Lenders may start to see more homebuyers enter the market as the number of homes for sale is higher than at any point this year, according to Trulia.

Inventory is still down 2.5% in the third quarter from a year ago, but it declined at its slowest annual pace in years and is climbing in a number of local markets. Entry-level housing supply, which has been particularly low, inched up 0.4% nationwide.

As inventory depletion has pushed up property values, an uptick in starter home supply is a good sign for potential homeowners that have been priced out of the market altogether. While affordability still remains a hurdle, lenders can leverage lower down payment tools to assist borrowers more willing to explore options as more homes become available.

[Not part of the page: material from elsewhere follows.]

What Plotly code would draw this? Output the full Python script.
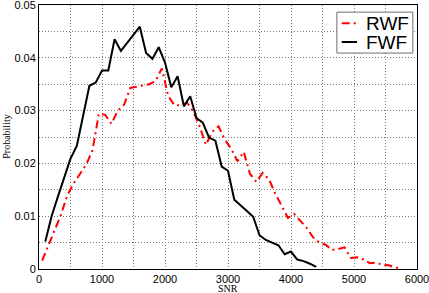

Entry-level home purchasers can expect to put 25.6% of their income toward a mortgage, which is up from a year ago. Buyers of trade-up homes should plan to put 24.4% of their income toward a mortgage and premium buyers can anticipate putting 21% toward a mortgage.

Some of the most expensive metropolitan areas, like San Diego and San Jose, Calif., where housing supply has grown 37.7% and 66.9%, respectively, are among cities seeing the biggest leaps in annual inventory.

"Homebuyers may be pleasantly surprised to see more homes on the market, as housing inventory starts to make a comeback after years of decline," Cheryl Young, senior economist at Trulia, said in a press release.

"While this is ultimately good news for frustrated buyers, years of steadily increasing prices mean that those hoping to buy a home will need to spend a bigger share of their income once they find one. Nonetheless, those buyers daunted by low inventory and high prices have reason to be cautiously optimistic as parts of the housing market begin to ease," she continued.